Copy all lines below exactly as written. Leave pictures out.

□ □ □ □

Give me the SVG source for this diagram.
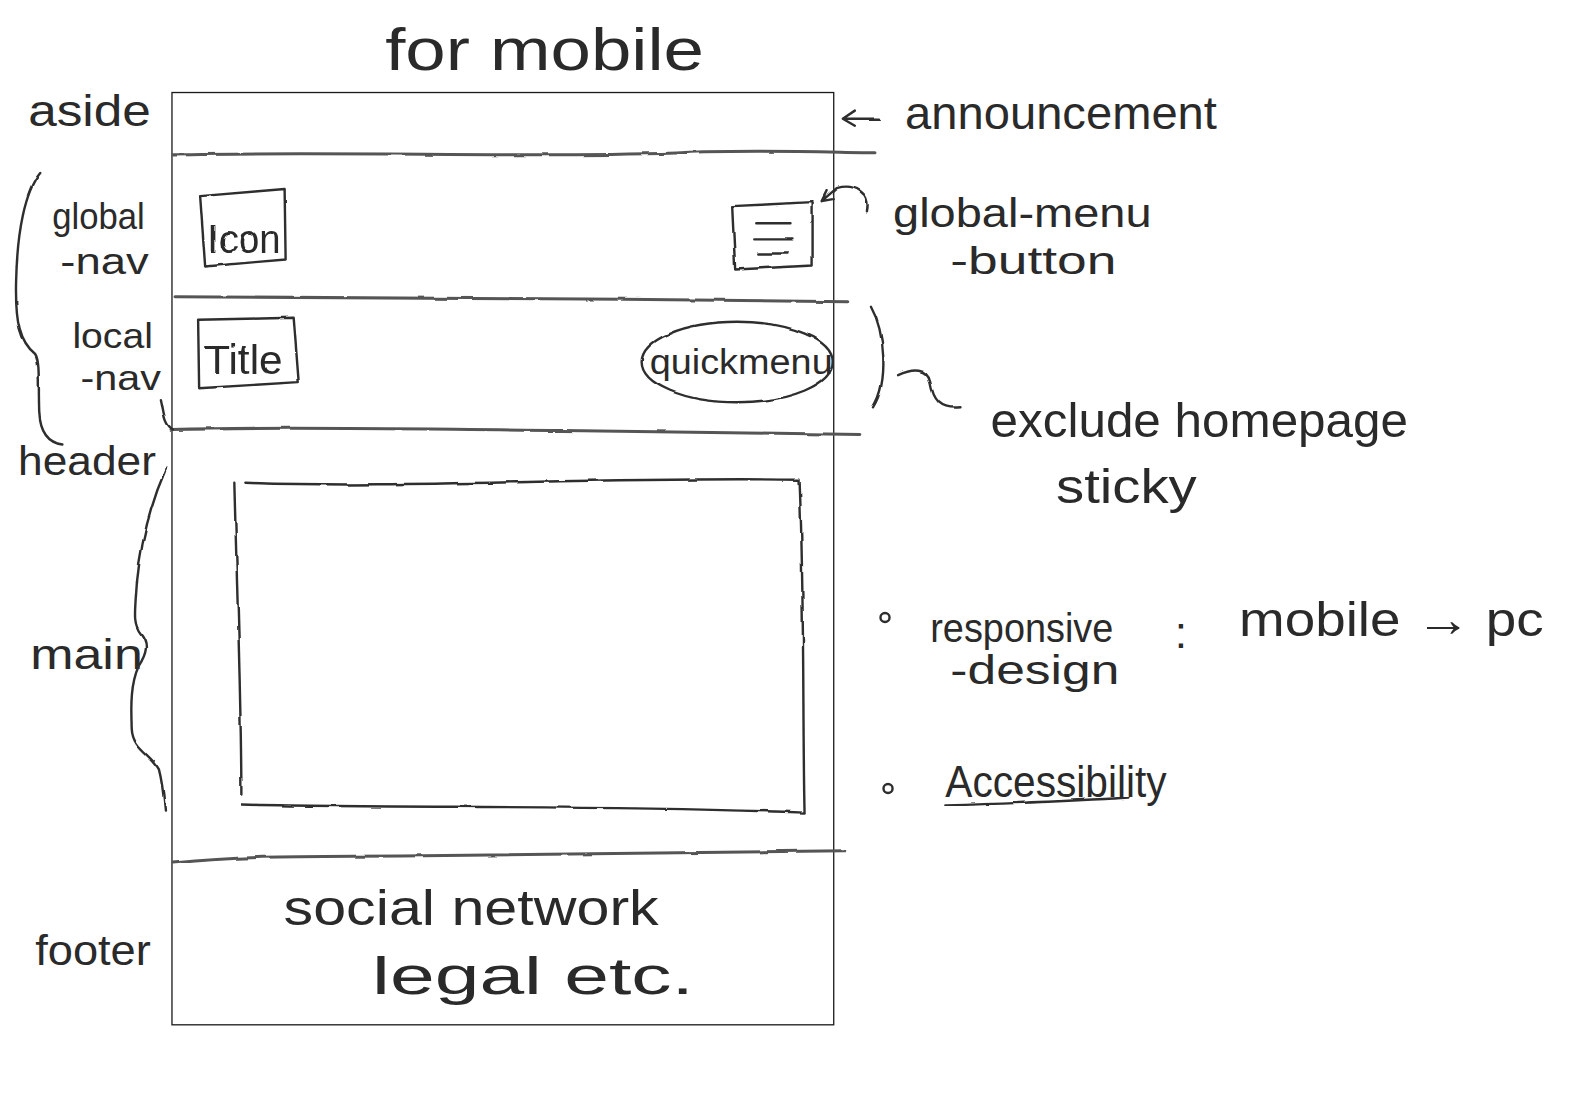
<svg xmlns="http://www.w3.org/2000/svg" width="1577" height="1118" viewBox="0 0 1577 1118">
<defs>
<style>
.t{font-family:"Liberation Sans","DejaVu Sans",sans-serif;fill:#2a2a2a;}
.s{fill:none;stroke:#2e2e2e;stroke-width:2.4;stroke-linecap:round;stroke-linejoin:round;}
.p{fill:none;stroke:#555;stroke-width:3;stroke-linecap:round;stroke-linejoin:round;}
.f{fill:none;stroke:#1a1a1a;stroke-width:1.3;}
</style>
<filter id="rough" x="-5%" y="-5%" width="110%" height="110%">
<feTurbulence type="fractalNoise" baseFrequency="0.04" numOctaves="2" seed="3" result="n"/>
<feDisplacementMap in="SourceGraphic" in2="n" scale="3" xChannelSelector="R" yChannelSelector="G"/>
</filter>
</defs>
<rect width="1577" height="1118" fill="#fff"/>
<g transform="scale(1.0057)">
<g id="frame">
<rect class="f" x="171" y="92" width="658" height="927"/>
</g>
<g id="dividers" filter="url(#rough)">
<path class="p" d="M172,154 C350,150 560,158 700,151 C780,149 840,152 870,152"/>
<path class="p" d="M174,295 C400,296 620,297 843,300"/>
<path class="p" d="M170,427 C300,424 420,427 560,428 C700,430 800,431 855,432"/>
<path class="p" d="M172,858 C260,850 300,852 420,851 C600,850 760,847 840,846"/>
</g>
<g id="title"><text class="t" x="383" y="70" font-size="58" textLength="317" lengthAdjust="spacingAndGlyphs">for mobile</text></g>
<g id="aside"><text class="t" x="28" y="125" font-size="44" textLength="122" lengthAdjust="spacingAndGlyphs">aside</text></g>
<g id="announcement">
<text class="t" x="900" y="128" font-size="46" textLength="310" lengthAdjust="spacingAndGlyphs">announcement</text>
</g>
<g id="global-nav">
<text class="t" x="52" y="228" font-size="36" textLength="92" lengthAdjust="spacingAndGlyphs">global</text>
<text class="t" x="60" y="272" font-size="36" textLength="88" lengthAdjust="spacingAndGlyphs">-nav</text>
</g>
<g id="icon" filter="url(#rough)">
<path class="s" d="M199,195 L283,188 L284,258 L204,265 Z"/>
<text class="t" x="207" y="252" font-size="40" textLength="72" lengthAdjust="spacingAndGlyphs">Icon</text>
</g>
<g id="menu-button" filter="url(#rough)">
<path class="s" d="M728,205 L808,201 L808,264 L731,268 Z"/>
<path class="s" d="M752,222 L786,222 M750,238 L788,238 M754,252 L784,252"/>
</g>
<g id="global-menu-button-label">
<text class="t" x="888" y="226" font-size="40" textLength="257" lengthAdjust="spacingAndGlyphs">global-menu</text>
<text class="t" x="945" y="272" font-size="38" textLength="165" lengthAdjust="spacingAndGlyphs">-button</text>
</g>
<g id="local-nav">
<text class="t" x="72" y="346" font-size="34" textLength="80" lengthAdjust="spacingAndGlyphs">local</text>
<text class="t" x="80" y="388" font-size="34" textLength="80" lengthAdjust="spacingAndGlyphs">-nav</text>
</g>
<g id="title-box" filter="url(#rough)">
<path class="s" d="M197,318 L292,316 L297,380 L198,386 Z"/>
<text class="t" x="203" y="372" font-size="40" textLength="78" lengthAdjust="spacingAndGlyphs">Title</text>
</g>
<g id="quickmenu">
<ellipse class="s" cx="733" cy="360" rx="95" ry="40" filter="url(#rough)"/>
<text class="t" x="646" y="372" font-size="34" textLength="182" lengthAdjust="spacingAndGlyphs">quickmenu</text>
</g>
<g id="header-label"><text class="t" x="18" y="472" font-size="40" textLength="137" lengthAdjust="spacingAndGlyphs">header</text></g>
<g id="sticky-note">
<text class="t" x="985" y="435" font-size="48" textLength="415" lengthAdjust="spacingAndGlyphs">exclude  homepage</text>
<text class="t" x="1050" y="500" font-size="48" textLength="140" lengthAdjust="spacingAndGlyphs">sticky</text>
</g>
<g id="main-box" filter="url(#rough)">
<path class="s" d="M233,480 C236,600 240,700 240,790 M244,480 C400,486 600,474 795,477 C800,600 798,720 800,808 C600,800 400,804 240,800"/>
</g>
<g id="main-label"><text class="t" x="30" y="665" font-size="42" textLength="112" lengthAdjust="spacingAndGlyphs">main</text></g>
<g id="footer-label"><text class="t" x="35" y="960" font-size="42" textLength="115" lengthAdjust="spacingAndGlyphs">footer</text></g>
<g id="footer-content">
<text class="t" x="282" y="920" font-size="50" textLength="373" lengthAdjust="spacingAndGlyphs">social  network</text>
<text class="t" x="370" y="988" font-size="52" textLength="320" lengthAdjust="spacingAndGlyphs">legal   etc.</text>
</g>
<g id="responsive">
<circle class="s" cx="880" cy="614" r="4.5"/>
<text class="t" x="925" y="638" font-size="40" textLength="182" lengthAdjust="spacingAndGlyphs">responsive</text>
<text class="t" x="945" y="680" font-size="40" textLength="168" lengthAdjust="spacingAndGlyphs">-design</text>
<text class="t" x="1168" y="644" font-size="44">:</text>
<text class="t" x="1232" y="632" font-size="48" textLength="303" lengthAdjust="spacingAndGlyphs">mobile → pc</text>
</g>
<g id="accessibility">
<circle class="s" cx="883" cy="784" r="4.5"/>
<text class="t" x="940" y="792" font-size="44" textLength="220" lengthAdjust="spacingAndGlyphs">Accessibility</text>
<path class="s" d="M940,801 C1000,799 1060,797 1122,793" filter="url(#rough)"/>
</g>
<g id="connectors" filter="url(#rough)">
<path class="s" d="M875,118 L840,118 M850,110 L838,118 L850,125"/>
<path class="s" d="M862,210 C866,192 850,182 832,187 L817,200 M817,200 L828,198 M817,200 L822,190"/>
<path class="s" d="M866,305 C880,330 884,380 868,405"/>
<path class="s" d="M893,373 C908,366 922,366 925,380 C928,398 935,407 955,405"/>
<path class="s" d="M40,172 C25,190 17,230 16,280 C15,320 20,340 35,352 C40,360 38,380 39,410 C40,430 48,440 62,442"/>
<path class="s" d="M160,397 C163,410 163,422 172,427"/>
<path class="s" d="M165,466 C150,500 140,540 136,580 C134,610 132,620 140,630 C148,640 146,650 138,662 C130,680 130,700 131,725 C132,745 150,750 158,765 C162,780 163,795 164,806"/>
</g>
</g>
</svg>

□ □ □ □

*Response below*:
Give me the SVG source for this diagram.
<svg xmlns="http://www.w3.org/2000/svg" width="1577" height="1118" viewBox="0 0 1577 1118">
<defs>
<style>
.t{font-family:"Liberation Sans","DejaVu Sans",sans-serif;fill:#2a2a2a;}
.s{fill:none;stroke:#2e2e2e;stroke-width:2.4;stroke-linecap:round;stroke-linejoin:round;}
.p{fill:none;stroke:#555;stroke-width:3;stroke-linecap:round;stroke-linejoin:round;}
.f{fill:none;stroke:#1a1a1a;stroke-width:1.3;}
</style>
<filter id="rough" x="-5%" y="-5%" width="110%" height="110%">
<feTurbulence type="fractalNoise" baseFrequency="0.04" numOctaves="2" seed="3" result="n"/>
<feDisplacementMap in="SourceGraphic" in2="n" scale="3" xChannelSelector="R" yChannelSelector="G"/>
</filter>
</defs>
<rect width="1577" height="1118" fill="#fff"/>
<g transform="scale(1.0057)">
<g id="frame">
<rect class="f" x="171" y="92" width="658" height="927"/>
</g>
<g id="dividers" filter="url(#rough)">
<path class="p" d="M172,154 C350,150 560,158 700,151 C780,149 840,152 870,152"/>
<path class="p" d="M174,295 C400,296 620,297 843,300"/>
<path class="p" d="M170,427 C300,424 420,427 560,428 C700,430 800,431 855,432"/>
<path class="p" d="M172,858 C260,850 300,852 420,851 C600,850 760,847 840,846"/>
</g>
<g id="title"><text class="t" x="383" y="70" font-size="58" textLength="317" lengthAdjust="spacingAndGlyphs">for mobile</text></g>
<g id="aside"><text class="t" x="28" y="125" font-size="44" textLength="122" lengthAdjust="spacingAndGlyphs">aside</text></g>
<g id="announcement">
<text class="t" x="900" y="128" font-size="46" textLength="310" lengthAdjust="spacingAndGlyphs">announcement</text>
</g>
<g id="global-nav">
<text class="t" x="52" y="228" font-size="36" textLength="92" lengthAdjust="spacingAndGlyphs">global</text>
<text class="t" x="60" y="272" font-size="36" textLength="88" lengthAdjust="spacingAndGlyphs">-nav</text>
</g>
<g id="icon" filter="url(#rough)">
<path class="s" d="M199,195 L283,188 L284,258 L204,265 Z"/>
<text class="t" x="207" y="252" font-size="40" textLength="72" lengthAdjust="spacingAndGlyphs">Icon</text>
</g>
<g id="menu-button" filter="url(#rough)">
<path class="s" d="M728,205 L808,201 L808,264 L731,268 Z"/>
<path class="s" d="M752,222 L786,222 M750,238 L788,238 M754,252 L784,252"/>
</g>
<g id="global-menu-button-label">
<text class="t" x="888" y="226" font-size="40" textLength="257" lengthAdjust="spacingAndGlyphs">global-menu</text>
<text class="t" x="945" y="272" font-size="38" textLength="165" lengthAdjust="spacingAndGlyphs">-button</text>
</g>
<g id="local-nav">
<text class="t" x="72" y="346" font-size="34" textLength="80" lengthAdjust="spacingAndGlyphs">local</text>
<text class="t" x="80" y="388" font-size="34" textLength="80" lengthAdjust="spacingAndGlyphs">-nav</text>
</g>
<g id="title-box" filter="url(#rough)">
<path class="s" d="M197,318 L292,316 L297,380 L198,386 Z"/>
<text class="t" x="203" y="372" font-size="40" textLength="78" lengthAdjust="spacingAndGlyphs">Title</text>
</g>
<g id="quickmenu">
<ellipse class="s" cx="733" cy="360" rx="95" ry="40" filter="url(#rough)"/>
<text class="t" x="646" y="372" font-size="34" textLength="182" lengthAdjust="spacingAndGlyphs">quickmenu</text>
</g>
<g id="header-label"><text class="t" x="18" y="472" font-size="40" textLength="137" lengthAdjust="spacingAndGlyphs">header</text></g>
<g id="sticky-note">
<text class="t" x="985" y="435" font-size="48" textLength="415" lengthAdjust="spacingAndGlyphs">exclude  homepage</text>
<text class="t" x="1050" y="500" font-size="48" textLength="140" lengthAdjust="spacingAndGlyphs">sticky</text>
</g>
<g id="main-box" filter="url(#rough)">
<path class="s" d="M233,480 C236,600 240,700 240,790 M244,480 C400,486 600,474 795,477 C800,600 798,720 800,808 C600,800 400,804 240,800"/>
</g>
<g id="main-label"><text class="t" x="30" y="665" font-size="42" textLength="112" lengthAdjust="spacingAndGlyphs">main</text></g>
<g id="footer-label"><text class="t" x="35" y="960" font-size="42" textLength="115" lengthAdjust="spacingAndGlyphs">footer</text></g>
<g id="footer-content">
<text class="t" x="282" y="920" font-size="50" textLength="373" lengthAdjust="spacingAndGlyphs">social  network</text>
<text class="t" x="370" y="988" font-size="52" textLength="320" lengthAdjust="spacingAndGlyphs">legal   etc.</text>
</g>
<g id="responsive">
<circle class="s" cx="880" cy="614" r="4.5"/>
<text class="t" x="925" y="638" font-size="40" textLength="182" lengthAdjust="spacingAndGlyphs">responsive</text>
<text class="t" x="945" y="680" font-size="40" textLength="168" lengthAdjust="spacingAndGlyphs">-design</text>
<text class="t" x="1168" y="644" font-size="44">:</text>
<text class="t" x="1232" y="632" font-size="48" textLength="303" lengthAdjust="spacingAndGlyphs">mobile → pc</text>
</g>
<g id="accessibility">
<circle class="s" cx="883" cy="784" r="4.5"/>
<text class="t" x="940" y="792" font-size="44" textLength="220" lengthAdjust="spacingAndGlyphs">Accessibility</text>
<path class="s" d="M940,801 C1000,799 1060,797 1122,793" filter="url(#rough)"/>
</g>
<g id="connectors" filter="url(#rough)">
<path class="s" d="M875,118 L840,118 M850,110 L838,118 L850,125"/>
<path class="s" d="M862,210 C866,192 850,182 832,187 L817,200 M817,200 L828,198 M817,200 L822,190"/>
<path class="s" d="M866,305 C880,330 884,380 868,405"/>
<path class="s" d="M893,373 C908,366 922,366 925,380 C928,398 935,407 955,405"/>
<path class="s" d="M40,172 C25,190 17,230 16,280 C15,320 20,340 35,352 C40,360 38,380 39,410 C40,430 48,440 62,442"/>
<path class="s" d="M160,397 C163,410 163,422 172,427"/>
<path class="s" d="M165,466 C150,500 140,540 136,580 C134,610 132,620 140,630 C148,640 146,650 138,662 C130,680 130,700 131,725 C132,745 150,750 158,765 C162,780 163,795 164,806"/>
</g>
</g>
</svg>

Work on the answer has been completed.